Tuesday, April 26, 2011

i never really started examining my anxiety until tonight.
i was talking with a girl at work about my weird dreams...how they've been getting worse and worse.
she told me that if you thought about it...it's my anxiety shwoing through each of my dreams. i find this odd. and slightly saddening because i like sleep but because of my dreams i seem to have been not sleeping the best lately...which is why i am tired all the time. sooo time for me to try to sleep tonight and not be anxious.

Don't fret or worry. Instead of worrying, pray. Let petitions and praises shape your worries into prayers, letting God know your concerns. Before you know it, a sense of God's wholeness, everything coming together for good, will come and settle you down. It's wonderful what happens when Christ displaces worry at the center of your life.- PHILIPPIANS 4:6-7

Monday, April 25, 2011

school will be done in 3 weeks...and that includes exams.

part of me is very excited for this little part of my life and another part is just stressed. 
i have so much to do in the next 3 weeks! papers, papers, PAPERS galore! 


yesterday was easter. 
and i was sad. i woke up sad and crying, not weeping but silent tears. i couldn't help it. once again, i spent a holiday as the only sister in my family. it's so weird going from holidays with 4 others girls and then you're the only girl with 3 brothers at one family function...it's confusing but it makes me sad sometimes. 
so that's how i woke up on easter. 

then during church dad sang. it was nice to hear him and jen sing in church again. the song just made me cry. 

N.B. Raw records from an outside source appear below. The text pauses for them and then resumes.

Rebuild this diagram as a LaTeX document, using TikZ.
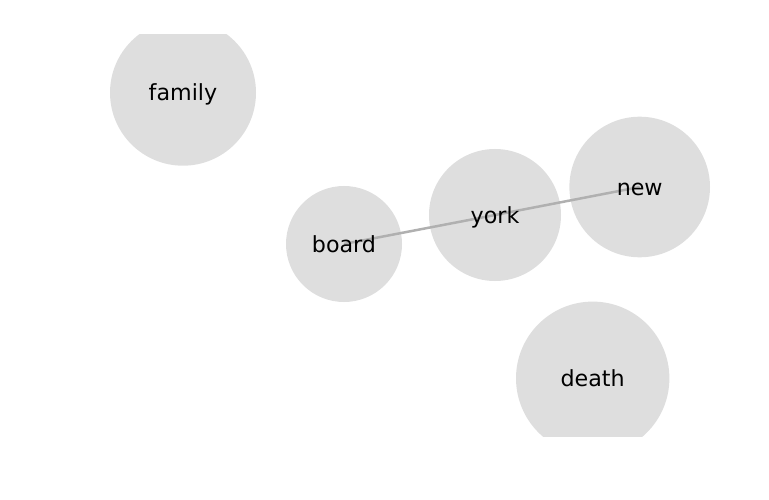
\documentclass[tikz,border=0pt]{standalone}
\usepackage{fontspec}
\setmainfont{DejaVu Sans}
\definecolor{nodegray}{HTML}{DEDEDE}
\definecolor{edgegray}{HTML}{B0B0B0}
\begin{document}
\begin{tikzpicture}[x=1pt,y=-1pt,
  lbl/.style={inner sep=0pt,text height=21.4pt,text depth=5.2pt,font=\fontsize{22.2}{26}\selectfont},
  edge/.style={draw=edgegray,line width=2.5pt}]
\useasboundingbox (0,0) rectangle (769,500);
\begin{scope}
\clip (0,35) rectangle (769,436);
\fill[nodegray] (183,92.7) circle (73);
\fill[nodegray] (344,244) circle (58);
\fill[nodegray] (495,215) circle (66);
\fill[nodegray] (639.7,187) circle (70.3);
\fill[nodegray] (592.7,378.3) circle (76.7);
\end{scope}
\coordinate (cfamily) at (183,92.7);
\coordinate (cboard) at (344,244);
\coordinate (cyork) at (495,215);
\coordinate (cnew) at (639.7,187);
\coordinate (cdeath) at (592.7,378.3);
\draw[edge] (cboard) -- (cyork);
\draw[edge] (cyork) -- (cnew);
\node[lbl] (family) at (cfamily) {family};
\node[lbl] (board) at (cboard) {board};
\node[lbl] (york) at (cyork) {york};
\node[lbl] (new) at (cnew) {new};
\node[lbl] (death) at (cdeath) {death};
\end{tikzpicture}
\end{document}
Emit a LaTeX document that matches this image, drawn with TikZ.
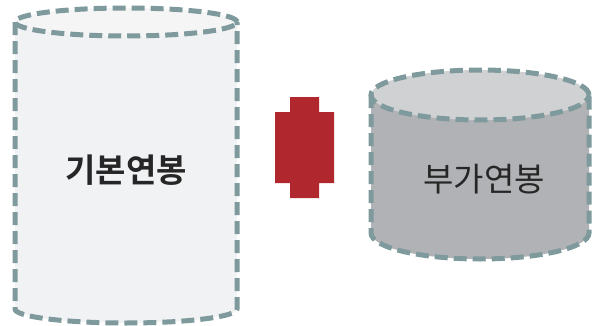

with dad going through his heart stuff...again...

this was the first verse...and that's when the hurt in my heart started. 
"There's a peace I've come to know 
Though my heart and flesh may fail
There's an anchor for my soul
I can say "It is well" 

....

"And I will rise when He calls my name
No more sorrow, no more pain
I will rise on eagles' wings
Before my God fall on my knees
And rise
I will rise"

no more sorrow, no more pain...
and then i cried. a lot. silently. in church. 
and then the service was over and i'm trying to wipe the tears and the snot from my nose. 
oh dear. i was a mess. 

then we went to the pope's house and after that i sat on my computer all night. that was WONDERFUL. 
yay

oh family. i love them, even if they drive me nuts sometimes. 
so my heart is still hurting sometimes but i will rise. 

come what may, 
teia 



Monday, April 18, 2011

tonight i was talking with a friend and we got on the topic of what i wanted to do with my life.
i'm laying in my bed at school. last year when i applied for school i said i wanted to go into
art education. so i'm going to cuw for art education at this point. but i can't help but wonder
if this is what i really want. i'm not sure if that's right. am i supposed to be questioning what i want to
do with the rest of my life? does everyone always question if what they pick it's the right thing?

i struggle with that every day. does everyone question what they have chosen or what they are choosing?
but then my friend did something that not many people do. he asked me, what do you wanna do?
i told him that i am like a 5 year old who changes their mind every 5 minutes. they wanna be a doctor,
and a mom and they choose many different things...

but what do i want to do?
what do i want to be when i grow up?
it sounds ridiculous that i would still be asking myself this question but here's the thing.
i have many dreams and things i want to do when i grow up.
i want to bake. i want to teach. i want to keep doing art. i want to keep working in the
restaurant business. i want to own a bakery. i want to write. i want to take pictures.
i want to grow up. i want to be able to be a mom one day. i want to be happy and serve Him.

this past week and a half i've been struggling with being happy too.
it sounds ridiculousbecause i'm blessed. i have a job and am in school.
i have  a family and many friends.
i just keep blaming it on being stressed but i am.
i'm ready for summer to be here. warm weather. sunshine. and other things.
but today it snowed.

alright i must stop rambling.
im very tired. and trying to watch good will hunting.